Muitos pacientes com câncer e cuidadores podem estar familiarizados com tratamentos tradicionais, como quimioterapia e radioterapia. Várias características importantes da imunoterapia, uma forma de tratamento do câncer que usa o poder do sistema imunológico do corpo para prevenir, controlar e eliminar o câncer, contribuem para uma resposta mais específica ao câncer.

- A imunoterapia contra o câncer pode funcionar em muitos tipos diferentes de câncer.

- A imunoterapia contra o câncer oferece a possibilidade de remissão do câncer a longo prazo.

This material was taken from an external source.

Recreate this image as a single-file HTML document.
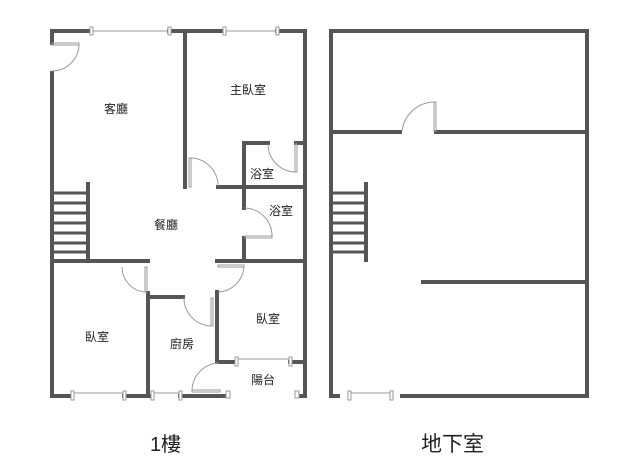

- A imunoterapia contra o câncer pode não causar os mesmos efeitos colaterais que a quimioterapia e a radiação.

- A imunoterapia permite que o sistema imunológico reconheça e atinja as células cancerígenas, tornando-se uma resposta universal ao câncer. A lista de cânceres atualmente tratados com imunoterapia é extensa. Veja a lista completa de imunoterapias por tipo de câncer.

- A imunoterapia tem sido um tratamento eficaz para pacientes com certos tipos de câncer resistentes à quimioterapia e ao tratamento com radiação (por exemplo, melanoma).

Impulsionando o sistema imunológico do corpo para combater o câncer

O tratamento de imunoterapia aproveita a força natural do corpo para combater o câncer, capacitando o sistema imunológico para vencer mais tipos de câncer e salvar mais vidas.

Componentes do sistema imunológico

- Anticorpos

Ligam-se a antígenos em ameaças no corpo (por exemplo, bactérias, vírus, células cancerígenas) e marcam células para ataque e destruição por outras células imunes

- Células B

Liberam anticorpos para se defender contra ameaças no corpo

- Células T Auxiliares CD4+

Enviam sinais de "ajuda" para as outras células imunológicas (por exemplo, células B e células T assassinas CD8 ) para torná-las mais eficientes na destruição de invasores nocivos

- Células T Killer CD8

Destróem milhares de células infectadas por vírus todos os dias e também são capazes de procurar e destruir células cancerígenas

- Citocinas

Ajudam as células imunes a se comunicar entre si para coordenar a resposta imune correta

- Células dendríticas

Digerem células estranhas e cancerígenas e apresentam suas proteínas às células imunes que podem destruí-las

- Macrófagos

Englobam e destróem bactérias, células infectadas por vírus e câncer, bem como apresentam antígenos a outras células imunes

- Células assassinas naturais

Reconhecem e destróem células infectadas por vírus e tumorais rapidamente sem a ajuda de anticorpos e "lembram" essas ameaças

- Células T reguladoras

Fornecem os freios e contrapesos para garantir que o sistema imunológico não reaja exageradamente.

Pessoas com doenças autoimunes e câncer podem ser tratadas com imunoterapia?

Pessoas com doenças autoimunes leves podem receber a maioria das imunoterapias. Normalmente, o tratamento autoimune é ajustado e uma imunoterapia de checkpoint, como aquelas direcionadas à via PD-1/PD-L1, é usada. No entanto, cada paciente deve conversar com seu médico sobre as opções mais adequadas.